Cohn, Edwin Joseph
Cohn, Edwin Joseph
(b. New York, N. Y., 17 Decmber 1892; d. Boston, Massachusetts, 1 October 1953),
Cohn was a notable leader in the study of proteins. After taking his Ph.D. (1917) with L. J. Henderson of Harvard and F. R. Lillie of the University of Chicago, he worked with T. B. Osborne in New Haven and S. P. L. Sørensen in Copenhagen. Returning to Harvard Medical School in 1920, he joined the new department of physical chemistry, then headed by Henderson (and later by Cohn himself). He initiated active research on the solubilities in different media and their acidic and basic properties. From 1926 to 1932 he also studied the factor in liver that G. R. Minot had shown to be effective against pernicious anemia. Cohn obtained a highly active preparation of great clinical use but failed to isolate the pure active principle (vitamin B-12), which was obtained by others in 1948.
About 1930 Cohn turned his attention to the amino acids and peptides, the smaller building blocks of which proteins are composed. These are extraordinarily polar molecules, containing widely separated centers of positive and negative charge. They also contain various polar and nonpolar side chains. Over a period of ten years Cohn and his associates, G. Scatchard, J. G. Kirkwood, T. L. McMeekin, J. P. Greenstein, J. Wyman, J. T. Edsall, J. L. Oncley, and others, established many systematic relations between the structures of these molecules and their physical properties—dipole moments, solubilities, apparent molal volumes, ionization constants, and infrared and Raman spectra. They showed how to describe influences of electric charge and dipole moment, and of various polar and nonpolar side chains, in quantitative terms, thus laying a foundation for the further study of proteins.
This work provided the background essential for the next major phase of Cohn’s activities, which coincided with the outbreak of World War II. Supported by the Office of Scientific Research and Development, he initiated and directed a major program, involving biochemists, clinicians, and many others, for the large-scale fractionation of human blood plasma. This yielded purified serum albumin for treatment of shock, gamma globulin for passive immunization against measles and hepatitis, fibrinogen and fibrin for neurosurgery, and numerous other protein fractions of blood plasma.

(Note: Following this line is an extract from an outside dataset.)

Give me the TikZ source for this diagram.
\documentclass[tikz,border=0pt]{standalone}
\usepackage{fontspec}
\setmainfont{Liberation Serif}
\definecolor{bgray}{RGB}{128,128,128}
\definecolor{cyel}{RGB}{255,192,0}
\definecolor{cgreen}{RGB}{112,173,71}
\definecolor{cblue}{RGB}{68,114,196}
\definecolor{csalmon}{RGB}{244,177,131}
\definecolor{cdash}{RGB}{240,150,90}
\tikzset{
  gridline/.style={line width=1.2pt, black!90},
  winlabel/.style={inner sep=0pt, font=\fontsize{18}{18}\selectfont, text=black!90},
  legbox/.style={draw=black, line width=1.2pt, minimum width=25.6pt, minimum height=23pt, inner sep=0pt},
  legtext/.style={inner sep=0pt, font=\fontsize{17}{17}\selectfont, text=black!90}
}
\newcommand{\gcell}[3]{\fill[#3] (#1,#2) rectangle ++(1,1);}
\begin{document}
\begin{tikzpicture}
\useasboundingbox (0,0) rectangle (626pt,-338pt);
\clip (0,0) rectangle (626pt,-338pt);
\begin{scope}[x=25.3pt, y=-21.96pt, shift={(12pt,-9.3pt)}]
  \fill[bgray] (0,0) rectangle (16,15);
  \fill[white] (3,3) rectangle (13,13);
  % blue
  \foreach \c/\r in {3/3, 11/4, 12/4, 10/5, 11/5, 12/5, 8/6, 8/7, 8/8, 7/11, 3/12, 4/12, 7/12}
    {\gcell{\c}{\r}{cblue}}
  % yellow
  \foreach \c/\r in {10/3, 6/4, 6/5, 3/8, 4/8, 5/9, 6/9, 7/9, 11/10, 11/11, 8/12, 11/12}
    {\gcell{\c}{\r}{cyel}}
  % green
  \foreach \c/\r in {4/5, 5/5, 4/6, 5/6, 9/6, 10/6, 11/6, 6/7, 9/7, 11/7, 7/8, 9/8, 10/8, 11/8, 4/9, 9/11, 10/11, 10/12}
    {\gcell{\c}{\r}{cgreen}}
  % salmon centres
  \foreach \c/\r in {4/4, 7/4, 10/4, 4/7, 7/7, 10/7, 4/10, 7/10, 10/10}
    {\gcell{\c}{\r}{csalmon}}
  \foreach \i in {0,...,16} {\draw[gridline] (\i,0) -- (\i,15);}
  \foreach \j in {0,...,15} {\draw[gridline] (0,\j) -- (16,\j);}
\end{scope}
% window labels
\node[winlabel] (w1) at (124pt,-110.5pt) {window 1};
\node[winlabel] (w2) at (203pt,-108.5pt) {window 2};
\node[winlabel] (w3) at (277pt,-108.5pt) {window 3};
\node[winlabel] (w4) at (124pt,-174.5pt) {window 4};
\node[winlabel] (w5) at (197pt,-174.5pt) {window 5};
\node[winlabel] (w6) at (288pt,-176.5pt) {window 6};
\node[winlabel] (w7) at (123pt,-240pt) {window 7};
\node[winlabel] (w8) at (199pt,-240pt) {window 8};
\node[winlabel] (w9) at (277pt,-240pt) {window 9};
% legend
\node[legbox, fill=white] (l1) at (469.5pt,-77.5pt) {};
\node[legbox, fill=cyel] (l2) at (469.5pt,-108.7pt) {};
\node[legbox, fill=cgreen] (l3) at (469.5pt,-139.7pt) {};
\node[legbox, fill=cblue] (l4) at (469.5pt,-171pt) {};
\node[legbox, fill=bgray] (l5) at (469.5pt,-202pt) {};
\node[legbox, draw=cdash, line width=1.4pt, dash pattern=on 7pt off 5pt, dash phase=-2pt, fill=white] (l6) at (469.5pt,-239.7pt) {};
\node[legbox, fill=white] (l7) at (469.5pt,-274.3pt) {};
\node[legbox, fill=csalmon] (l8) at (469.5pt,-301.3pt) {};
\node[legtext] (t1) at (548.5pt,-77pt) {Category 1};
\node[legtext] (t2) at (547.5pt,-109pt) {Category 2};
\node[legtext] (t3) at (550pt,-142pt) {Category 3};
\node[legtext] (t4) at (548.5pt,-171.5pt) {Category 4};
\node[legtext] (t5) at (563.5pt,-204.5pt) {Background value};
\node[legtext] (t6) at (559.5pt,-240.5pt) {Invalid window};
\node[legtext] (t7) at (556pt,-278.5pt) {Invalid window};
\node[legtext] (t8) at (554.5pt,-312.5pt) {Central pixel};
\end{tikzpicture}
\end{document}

The methods developed in the laboratory and its pilot plant were rapidly applied on an industrial scale, and the products were distributed for large-scale use by the armed forces and later in civilian medicine. Apart from its practical results, this program led to a great advance in knowledge of the chemistry and physiology of the multifarious components of blood plasma.
After the war the fame of this work attracted young investigators from all over the world to Cohn’s laboratory, and he continued to contribute actively to the advancement of protein chemistry until his death.
I. Original Works. Chon’s writings include “The Physical Chemistry of Proteins,” in Physiological Reviews, 5 (1925), 349–437; “Die physikalische Chemie der Eiweisskörper,” in Ergebnisse der Physiologie (biologischen Chemie and experimentellen Pharmakologie), 33 (1931), 781–882; “The Chemistry of the Proteins and Amino Acids,” in Annual Review of Biochemistry, 4 (1935), 93–148; Proteins, Amino Acids and Peptides as Ions and Dipolar Ions, American Chemical Society Monograph no. 90 (New York, 1943), written with J. T. Edsall; and “The History of Plasma Fractionation,” in Advances in Military Medicine, I (Boston, 1948), 364–443. Cohn published numerous papers in the Journal of Biological Chemistry, the Journal of the American Chemical Society, and elsewhere, between 1920 and 1953.
II. Secondary Literature. There are two biographical articles on Cohn by J. T. Edsall: in Ergebnisse der Physiologie (biologischen Chemie and experimentellen Pharmakologie), 48 (1955), 23–48; and in Biographical Memoirs. National Academy of Sciences, 35 (New York, 1961), 47–84. Both contain essentially complete bibliographies of Cohn’s publications. The former also lists a number of publications from his laboratory to which his name was not attached; the latter article provides more extensive details about his life and work.